Crotchet Budget price



C’est si bon
Uska Dara – A Turkish Tale
Bal Petit Bal
Monotonous
I Want To Be Evil
Angelitos Negros
Avril au Portugal
Lilac Wine
African Lullaby
Mountain High, Valley Low
Annie Doesn’t Live Here Anymore
Santa Baby
My Heart Belongs To Daddy
Let’s Do It
Somebody Bad Stole De Wedding Bell
Mink Shmink
Tea in Chicago
My Daddy is a Dandy
This Year’s Santa Baby
Under The Bridges of Paris
Eartha Kitt with orchestras conducted by Henri René, Anton Coppola, Hugo Winterhalter and Abba Bogin

 

The Naxos Nostalgia team has got around to Eartha Kitt’s celebrated early recordings of 1952-54, the years of her New York breakthrough. Her Cabaret and New Faces successes lead to a series of RCA singles, of which we have a good number here, many of them accompanied by the chorus and orchestra led by Henri René. She traded on her sultry delivery and an affinity for languages partly nurtured by her time in Paris – all leavened with an undertow of mockery that still adds a certain frisson when listening to her delivery (and not just in Santa Baby). The tracks have all been digitally remastered and they sound crisp and balanced even if the fashion of the time was to put the singer under the mike and the band in the corridor.

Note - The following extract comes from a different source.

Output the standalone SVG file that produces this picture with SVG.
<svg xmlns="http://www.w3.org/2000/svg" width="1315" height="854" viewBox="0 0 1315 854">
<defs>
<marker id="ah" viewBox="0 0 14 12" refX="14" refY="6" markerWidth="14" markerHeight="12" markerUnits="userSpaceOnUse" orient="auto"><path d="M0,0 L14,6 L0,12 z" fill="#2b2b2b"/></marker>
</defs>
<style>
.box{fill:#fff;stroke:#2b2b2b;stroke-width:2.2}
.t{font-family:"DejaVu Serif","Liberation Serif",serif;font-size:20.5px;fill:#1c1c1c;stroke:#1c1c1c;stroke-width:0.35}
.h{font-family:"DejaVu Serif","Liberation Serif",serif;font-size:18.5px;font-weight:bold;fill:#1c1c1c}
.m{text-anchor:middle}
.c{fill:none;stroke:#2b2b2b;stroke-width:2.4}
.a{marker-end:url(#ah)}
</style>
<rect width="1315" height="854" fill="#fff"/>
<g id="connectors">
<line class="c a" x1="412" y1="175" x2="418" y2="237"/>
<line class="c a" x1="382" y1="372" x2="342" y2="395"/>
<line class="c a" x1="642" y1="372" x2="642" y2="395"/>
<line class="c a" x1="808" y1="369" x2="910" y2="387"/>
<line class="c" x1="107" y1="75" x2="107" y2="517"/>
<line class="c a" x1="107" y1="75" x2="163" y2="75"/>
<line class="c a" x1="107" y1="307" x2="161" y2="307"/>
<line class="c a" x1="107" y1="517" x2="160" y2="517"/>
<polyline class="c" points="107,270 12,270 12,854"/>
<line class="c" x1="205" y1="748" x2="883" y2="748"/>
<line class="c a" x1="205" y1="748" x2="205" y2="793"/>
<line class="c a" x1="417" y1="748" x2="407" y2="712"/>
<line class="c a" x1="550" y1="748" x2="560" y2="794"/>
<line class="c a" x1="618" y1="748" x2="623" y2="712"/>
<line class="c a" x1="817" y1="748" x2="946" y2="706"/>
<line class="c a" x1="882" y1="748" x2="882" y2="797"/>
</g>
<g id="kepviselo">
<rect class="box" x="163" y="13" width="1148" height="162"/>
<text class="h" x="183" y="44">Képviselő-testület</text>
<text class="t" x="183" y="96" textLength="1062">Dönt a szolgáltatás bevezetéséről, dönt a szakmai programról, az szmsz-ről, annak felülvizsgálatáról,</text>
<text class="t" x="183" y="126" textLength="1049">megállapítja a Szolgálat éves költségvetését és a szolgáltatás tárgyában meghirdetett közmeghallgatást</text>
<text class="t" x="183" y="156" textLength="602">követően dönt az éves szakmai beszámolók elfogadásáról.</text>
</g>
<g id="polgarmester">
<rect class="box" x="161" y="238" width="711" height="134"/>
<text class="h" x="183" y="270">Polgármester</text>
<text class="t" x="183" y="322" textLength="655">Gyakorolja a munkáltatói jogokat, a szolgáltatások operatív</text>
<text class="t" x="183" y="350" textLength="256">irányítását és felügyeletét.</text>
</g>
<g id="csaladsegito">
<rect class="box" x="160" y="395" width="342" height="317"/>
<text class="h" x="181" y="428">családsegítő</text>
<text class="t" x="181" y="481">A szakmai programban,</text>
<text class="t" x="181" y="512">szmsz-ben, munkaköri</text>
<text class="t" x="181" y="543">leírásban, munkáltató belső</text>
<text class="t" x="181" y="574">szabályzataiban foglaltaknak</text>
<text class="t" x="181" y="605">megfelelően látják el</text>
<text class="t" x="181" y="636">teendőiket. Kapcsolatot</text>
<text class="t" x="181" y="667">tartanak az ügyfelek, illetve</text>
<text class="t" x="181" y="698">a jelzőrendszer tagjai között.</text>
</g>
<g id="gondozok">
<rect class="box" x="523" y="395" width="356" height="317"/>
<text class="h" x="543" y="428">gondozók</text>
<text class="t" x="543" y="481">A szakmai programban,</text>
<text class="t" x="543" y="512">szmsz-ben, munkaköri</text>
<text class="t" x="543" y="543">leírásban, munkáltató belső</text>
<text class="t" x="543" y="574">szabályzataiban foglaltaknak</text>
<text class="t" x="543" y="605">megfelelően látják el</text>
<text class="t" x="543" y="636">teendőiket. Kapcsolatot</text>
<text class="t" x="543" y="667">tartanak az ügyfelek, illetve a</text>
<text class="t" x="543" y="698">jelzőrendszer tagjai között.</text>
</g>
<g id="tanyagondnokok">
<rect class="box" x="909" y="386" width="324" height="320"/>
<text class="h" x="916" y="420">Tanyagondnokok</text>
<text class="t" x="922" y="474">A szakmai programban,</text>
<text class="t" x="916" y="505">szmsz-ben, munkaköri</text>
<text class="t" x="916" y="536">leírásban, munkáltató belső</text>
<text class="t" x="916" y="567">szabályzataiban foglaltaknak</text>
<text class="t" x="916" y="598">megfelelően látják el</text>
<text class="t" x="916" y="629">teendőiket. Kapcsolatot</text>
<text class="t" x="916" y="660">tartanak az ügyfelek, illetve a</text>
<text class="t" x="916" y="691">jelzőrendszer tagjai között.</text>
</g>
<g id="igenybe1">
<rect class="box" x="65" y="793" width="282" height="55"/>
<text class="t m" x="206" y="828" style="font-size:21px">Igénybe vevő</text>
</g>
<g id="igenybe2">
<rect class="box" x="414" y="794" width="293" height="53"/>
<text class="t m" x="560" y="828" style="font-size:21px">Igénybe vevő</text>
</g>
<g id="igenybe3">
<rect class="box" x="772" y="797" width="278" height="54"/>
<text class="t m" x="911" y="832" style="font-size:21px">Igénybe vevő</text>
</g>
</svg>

These early sides show her obvious affinity with Parisian song and it’s inevitably Piaf who looms largest as a direct influence; the hauteur is there but it’s more a question of the vibrato, though she doesn’t possess Piaf’s intensity or quasi-operatic power. In addition to French, she tries out Spanish, Turkish, some Swahili and a touch of New York Yiddish – disappointingly no Portuguese – though overdubbing allows plenty of room for linguistic manoeuvre.

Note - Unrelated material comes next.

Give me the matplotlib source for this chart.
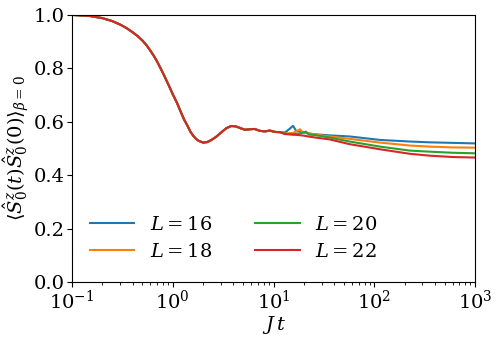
import matplotlib
matplotlib.use("Agg")
import matplotlib.pyplot as plt

plt.rcParams['font.family'] = ['DejaVu Serif']
plt.rcParams['mathtext.fontset'] = 'dejavuserif'

# shared early-time part (identical for all L)
t_common = [0.1, 0.15, 0.2, 0.25, 0.3, 0.35, 0.4, 0.45, 0.5, 0.55, 0.6, 0.65, 0.7,
            0.8, 0.9, 1.0, 1.1, 1.2, 1.3, 1.4, 1.5, 1.6, 1.7, 1.8, 2.0, 2.2, 2.4,
            2.7, 3.0, 3.4, 3.8, 4.2, 4.7, 5.2, 5.8, 6.5, 7.3, 8.2, 9.2, 10.3, 11.6]
v_common = [1.0, 0.996, 0.988, 0.977, 0.964, 0.950, 0.935, 0.920, 0.904, 0.886, 0.866,
            0.846, 0.825, 0.782, 0.741, 0.703, 0.671, 0.637, 0.607, 0.585, 0.562, 0.547,
            0.536, 0.529, 0.522, 0.524, 0.531, 0.544, 0.559, 0.576, 0.584, 0.583, 0.576,
            0.570, 0.572, 0.573, 0.566, 0.564, 0.567, 0.562, 0.561]

# late-time parts per system size
t_16 = [13.0, 14.6, 15.6, 16.8, 19.0, 22.0, 26.0, 36.0, 57.0, 114.0, 226.0, 357.0, 600.0, 1000.0]
v_16 = [0.560, 0.575, 0.585, 0.565, 0.562, 0.556, 0.553, 0.549, 0.545, 0.532, 0.526, 0.523, 0.521, 0.519]

t_18 = [13.0, 15.6, 17.0, 18.3, 19.5, 22.0, 26.0, 36.0, 57.0, 114.0, 226.0, 357.0, 600.0, 1000.0]
v_18 = [0.556, 0.558, 0.565, 0.572, 0.560, 0.558, 0.552, 0.545, 0.536, 0.522, 0.511, 0.507, 0.504, 0.503]

t_20 = [13.0, 16.0, 18.3, 20.9, 22.5, 26.0, 36.0, 57.0, 114.0, 226.0, 357.0, 600.0, 1000.0]
v_20 = [0.555, 0.554, 0.556, 0.563, 0.552, 0.550, 0.541, 0.526, 0.507, 0.492, 0.488, 0.484, 0.482]

t_22 = [13.0, 15.0, 18.0, 20.0, 22.0, 26.0, 36.0, 57.0, 114.0, 226.0, 357.0, 600.0, 1000.0]
v_22 = [0.554, 0.552, 0.550, 0.548, 0.545, 0.541, 0.534, 0.516, 0.497, 0.480, 0.473, 0.468, 0.466]

sizes = [16, 18, 20, 22]
tails_t = [t_16, t_18, t_20, t_22]
tails_v = [v_16, v_18, v_20, v_22]
colors = ['#1f77b4', '#ff7f0e', '#2ca02c', '#d62728']

fig = plt.figure(figsize=(4.98, 3.39), dpi=100)
ax = fig.add_axes([0.1446, 0.168, 0.954 - 0.1446, 0.956 - 0.168])

for L, tt, vv, c in zip(sizes, tails_t, tails_v, colors):
    ax.plot(t_common + tt, v_common + vv, color=c, lw=1.5, label=f'$L={L}$')

ax.set_xscale('log')
ax.set_xlim(0.1, 1000)
ax.set_ylim(0, 1.0)
ax.set_yticks([0, 0.2, 0.4, 0.6, 0.8, 1.0])
ax.tick_params(labelsize=14, pad=2)
ax.set_xlabel(r'$J\,t$', fontsize=14, labelpad=1)
ax.set_ylabel(r'$\langle \hat{S}^z_0(t)\hat{S}^z_0(0)\rangle_{\beta=0}$', fontsize=14, labelpad=1)
ax.legend(ncol=2, frameon=False, fontsize=14, loc='lower left',
          bbox_to_anchor=(0.0, 0.015), handlelength=2.3, handletextpad=0.8,
          columnspacing=2.2, labelspacing=0.45)

fig.savefig('out.png', dpi=100)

I’m sure that she’s not the only singer to be thought of as a femme fatale but she’s one the few to be able to get away with Arthur Siegel and June Carroll’s outrageous rhyming of femme fatale with Taj Mahal in Monotonous – in fairness the list of celebrities with whom she supposedly dallied in the song makes up for it. The arrangements for the most part in all these songs are functional rather than creative. Under The Bridges of Paris sports a very half-hearted accordion and the more quixotic numbers tend to plough the same generic furrow – one wonders what she could have done with a Robert Farnon or a Nelson Riddle to stretch her.

Still, these twenty sides offer a good slice of Kitt in her earliest days on record.